だからこそ、働き方の考え方とライフスタイルの相性を面接で確認する必要があります。
質問例:
「仕事を続ける上で譲れない条件はありますか?」
「長く働きたいと思う職場はどのような特徴がありますか?」
「前職を辞めた理由と、次の職場に求めるものは何ですか?」
特に、“辞めた理由”と“求める条件”のギャップを見ることが大切です。
🟩 ロールプレイングで確認しやすい会話例
> 面接官
「他の意見が出たとき、どのようにまとめていましたか?」
> 応募者
「まずは相手の話を聞いてから、自分の意見を伝えます」
ここで止めずに、さらに深堀りします。
「その時、相手が納得しない場面もありましたか?」
「納得してもらうために、どのように伝え方を変えましたか?」
深掘りの有無で、表面的な回答か、実体験かが見えてきます。
結論として、シニア採用における面接は「何ができるか」よりも、
“どう考え、どう周囲と関わり、どんな姿勢で働きたいのか” を知る場です。
ロールプレイングはその本質を引き出すための最も有効な方法といえます。
5. ロールプレイング後の振り返り方法|フィードバックと言語化が組織の採用力を高める
面接ロールプレイングの価値は、「実施そのもの」ではなく、「振り返りの質」によって決まります。
面接は感覚的なコミュニケーションであるため、実施直後の言語化と共有が、採用力の蓄積につながる重要な工程です。

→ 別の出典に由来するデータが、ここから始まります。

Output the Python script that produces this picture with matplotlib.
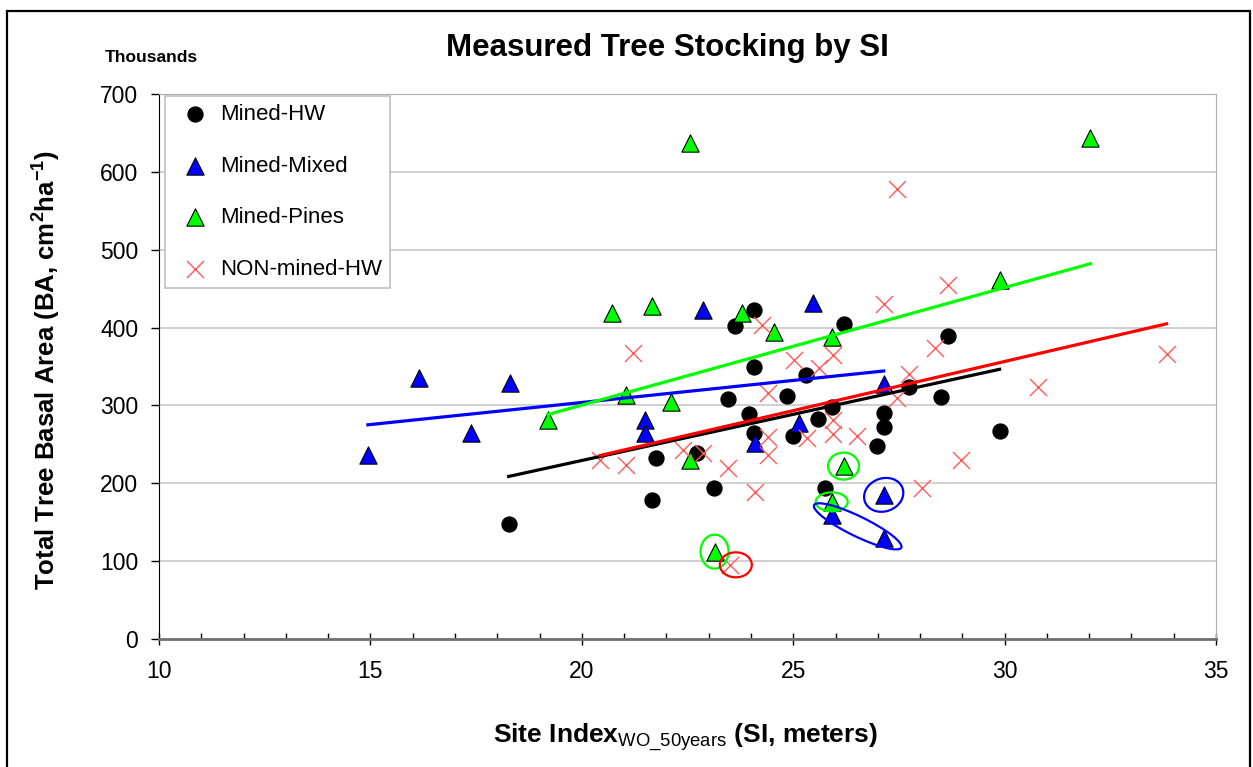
import numpy as np
import matplotlib.pyplot as plt
from matplotlib.patches import Ellipse, Rectangle
from matplotlib.transforms import ScaledTranslation

plt.rcParams['font.family'] = ['Liberation Sans', 'DejaVu Sans']
plt.rcParams['mathtext.fontset'] = 'custom'
plt.rcParams['mathtext.rm'] = 'Liberation Sans'
plt.rcParams['mathtext.bf'] = 'Liberation Sans:bold'

# Mined-HW (site index m, basal area thousands cm2/ha)
hw_si = [18.27, 21.65, 21.75, 22.72, 23.12, 23.45, 23.62, 24.07, 24.07, 23.95, 24.07, 24.85, 25.30,
         24.99, 25.58, 25.91, 26.19, 25.74, 27.14, 27.14, 26.97, 27.73, 28.65, 28.49, 29.88]
hw_ba = [147, 178, 232, 239, 194, 308, 402, 423, 349, 289, 264, 312, 339,
         261, 283, 298, 405, 194, 290, 272, 248, 324, 389, 311, 267]

# Mined-Mixed (last three are the circled plots, left out of the trendline)
mix_si = [14.94, 16.15, 17.38, 18.30, 21.49, 21.49, 22.86, 24.09, 25.13, 25.46, 27.14, 25.91, 27.14, 27.14]
mix_ba = [236, 335, 265, 329, 281, 265, 423, 252, 278, 432, 328, 159, 185, 130]
mix_in_fit = [1] * 11 + [0, 0, 0]

# Mined-Pines
pine_si = [19.20, 20.71, 21.65, 21.04, 22.10, 22.55, 22.55, 23.14, 23.78, 24.54, 25.91, 26.19, 25.91, 29.88, 32.03]
pine_ba = [281, 419, 428, 314, 305, 638, 230, 112, 419, 395, 388, 222, 176, 461, 644]

# NON-mined-HW
non_si = [20.43, 21.04, 21.21, 22.39, 22.86, 23.45, 24.09, 24.26, 24.40, 24.40, 24.40, 25.01, 25.32, 25.60,
          25.93, 25.93, 25.93, 26.52, 27.14, 27.45, 27.45, 27.73, 28.35, 28.65, 28.04, 28.96, 30.80, 33.83, 23.50]
non_ba = [230, 224, 368, 243, 239, 220, 189, 403, 316, 259, 236, 359, 258, 348,
          365, 281, 263, 261, 431, 579, 310, 341, 374, 455, 194, 230, 324, 366, 95]

fig = plt.figure(figsize=(12.53, 7.67), dpi=100)
ax = fig.add_axes([0.1269, 0.1673, 0.9705 - 0.1269, 0.8768 - 0.1673])

ax.scatter(hw_si, hw_ba, s=115, marker='o', color='black', zorder=3, label='Mined-HW')
ax.scatter(mix_si, mix_ba, s=155, marker='^', facecolor='#0000ff', edgecolor='black', linewidth=0.8,
           zorder=3, label='Mined-Mixed')
ax.scatter(pine_si, pine_ba, s=155, marker='^', facecolor='#00ff00', edgecolor='black', linewidth=0.8,
           zorder=3, label='Mined-Pines')
ax.scatter(non_si, non_ba, s=150, marker='x', color='#ff5a5a', linewidth=1.0, zorder=4, label='NON-mined-HW')

# linear trendlines over each series range
mx = np.array(mix_si)[np.array(mix_in_fit) == 1]
my = np.array(mix_ba)[np.array(mix_in_fit) == 1]
for xs, ys, c in [(hw_si, hw_ba, 'black'), (mx, my, '#0000ff'),
                  (pine_si, pine_ba, '#00ff00'), (non_si, non_ba, '#ff0000')]:
    k, b = np.polyfit(xs, ys, 1)
    xx = np.array([min(xs), max(xs)])
    ax.plot(xx, k * xx + b, color=c, linewidth=2.3, zorder=5)

# hand-drawn circles around outliers (sizes in inches)
def ring(x, y, w, h, color, angle=0, dx=0.0):
    tr = fig.dpi_scale_trans + ScaledTranslation(x, y, ax.transData)
    ax.add_patch(Ellipse((dx, 0), w, h, angle=angle, fill=False, edgecolor=color,
                         linewidth=1.6, transform=tr, zorder=6, clip_on=False))

ring(pine_si[7], pine_ba[7], 0.28, 0.34, '#00ff00')
ring(non_si[28], non_ba[28], 0.32, 0.25, '#ff0000', dx=0.06)
ring(pine_si[11], pine_ba[11], 0.31, 0.27, '#00ff00')
ring(pine_si[12], pine_ba[12], 0.32, 0.19, '#00ff00')
ring(mix_si[12], mix_ba[12], 0.33, 0.40, '#0000ff', angle=-70)
ring((mix_si[11] + mix_si[13]) / 2, (mix_ba[11] + mix_ba[13]) / 2, 0.97, 0.2, '#0000ff', angle=-26)

ax.set_xlim(10, 35)
ax.set_ylim(0, 700)
ax.set_xticks(np.arange(10, 36, 5))
ax.set_xticks(np.arange(10, 36, 1), minor=True)
ax.set_yticks(np.arange(0, 701, 100))
ax.yaxis.grid(True, color='#c8c8c8', linewidth=1.2)
ax.set_axisbelow(True)
ax.tick_params(axis='x', which='major', direction='inout', length=9, width=1, labelsize=16.5, pad=11)
ax.tick_params(axis='x', which='minor', direction='in', length=4, width=1)
ax.tick_params(axis='y', which='major', direction='out', length=6, width=1, labelsize=16.5, pad=9)
for s in ['top', 'right']:
    ax.spines[s].set_color('#b0b0b0')
ax.spines['left'].set_color('black')
ax.spines['bottom'].set_color('#707070')
ax.spines['bottom'].set_linewidth(2)

leg = ax.legend(loc='upper left', bbox_to_anchor=(0.0057, 0.997), fontsize=16, labelspacing=1.38,
                borderpad=0.35, handletextpad=0.15, fancybox=False, edgecolor='#c0c0c0',
                framealpha=1, borderaxespad=0.0, handlelength=2.0)
leg.get_frame().set_linewidth(1.2)
leg.set_zorder(7)

fig.text(0.533, 0.937, 'Measured Tree Stocking by SI', ha='center', va='center', fontsize=22.5, fontweight='bold')
fig.text(0.1205, 0.925, 'Thousands', ha='center', va='center', fontsize=12.5, fontweight='bold')
fig.text(0.036, 0.518, r'Total Tree Basal Area (BA, cm$^\mathbf{2}$ha$^\mathbf{-1}$)', rotation=90,
         ha='center', va='center', fontsize=18.5, fontweight='bold')
fig.text(0.547, 0.038, r'Site Index$_\mathrm{WO\_50years}$ (SI, meters)', ha='center', va='center',
         fontsize=19, fontweight='bold')

fig.add_artist(Rectangle((7 / 1253, -0.01), 1243 / 1253, 1.0 - 11 / 767 + 0.01, transform=fig.transFigure,
                         fill=False, edgecolor='black', linewidth=1.6))

fig.savefig('out.png', dpi=100)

ロールプレイングの振り返りは、次の3ステップで行うと効果的です。
① 行動の事実を描写する(良し悪しを評価しない)
まず最初に行うのは“評価”ではなく“事実描写”です。
❌「説明が分かりづらかったです」
⭕「説明が始まる前に結論が提示されませんでした」
❌「圧が強かったかも」
⭕「相手の言葉が終わる前に答え始める場面が3回ありました」
事実を切り出すことで、面談スキルが“主観”ではなく“改善できる技術”として理解されます。
② 面接官同士の認識差を確認する
面接官が複数いる場合、最も価値があるのが「認識のズレ」です。
・ある面接官は“積極性”と評価する
・別の面接官は“不躾”と感じている
採用のミスマッチの多くはここにあります。
ロールプレイング後に、同じ場面を見て どの評価観点が違ったのかを話し合う ことが、採用基準の統一につながります。
③ 改善策を共有し、次の面接に反映させる
振り返りで終わるのではなく、改善策の共有と可視化が重要です。
例)
「質問は結論を先に言ってから背景を聞く」
「相手の感情を受け止める言い換えを入れる」
「深掘りは“なぜ”ではなく“どうしたか”と聞く」
これを簡単な議事録化しておくと、次の面接や新人面接官の教育にも活用できます。
振り返りを“仕組み”にすると採用力が蓄積する
採用はスポーツと同じで、経験値と振り返りの質が成果を決めます。
「毎月の採用会議で共有」
「面接官研修にする」
「採用マニュアルに追記」
ロールプレイングは 面接精度を一度上げて終わりではなく、組織として改善を積み重ねる装置 として活用することで、採用コストの削減、定着率向上、人材の早期戦力化へとつながります。
6. まとめ|面接ロールプレイングは採用コスト削減と定着率向上の“投資”である
採用面接は「応募者を選ぶだけの場」ではなく、「組織と応募者の関係を見極める場」に変化しています。特にシニア採用では、経験やスキル以上に、価値観・協働姿勢・柔軟性といった“目に見えない能力”が採用後の成果と定着率を大きく左右します。
しかし、面接官が質問の意図を曖昧にしたまま感覚で評価してしまうと、採用の再現性は低くなり、ミスマッチが発生します。ミスマッチは採用コスト、退職による損失、現場の負担を生み、企業にとって大きな経営ダメージになります。
だからこそ、面接官が事前にロールプレイングで練習し、
・質問の順番と目的を理解する
・深掘りの聞き方を習得する
・表情/言葉選び/間の取り方を調整する
・評価視点を共有し認識のズレをなくす
・振り返りを通じ採用力を蓄積する
この積み重ねが“採用精度の向上”につながります。
ロールプレイングは、「採用の質を上げるコスト」ではなく、
離職の防止、教育コストの削減、現場負担の軽減につながる“投資”です。
定着率が上がれば採用回数は減り、採用ブランドは向上し、企業にとって長期的な価値を生みます。
採用難の今だからこそ、面接を前提に準備する企業と、感覚で採用を続ける企業の差が大きくなっています。そしてその差は、応募者にも伝わります。面接は企業の姿勢そのもの。ロールプレイングを導入し、「選ばれる企業」としての信頼を築くことが、これからの採用成功の鍵となります。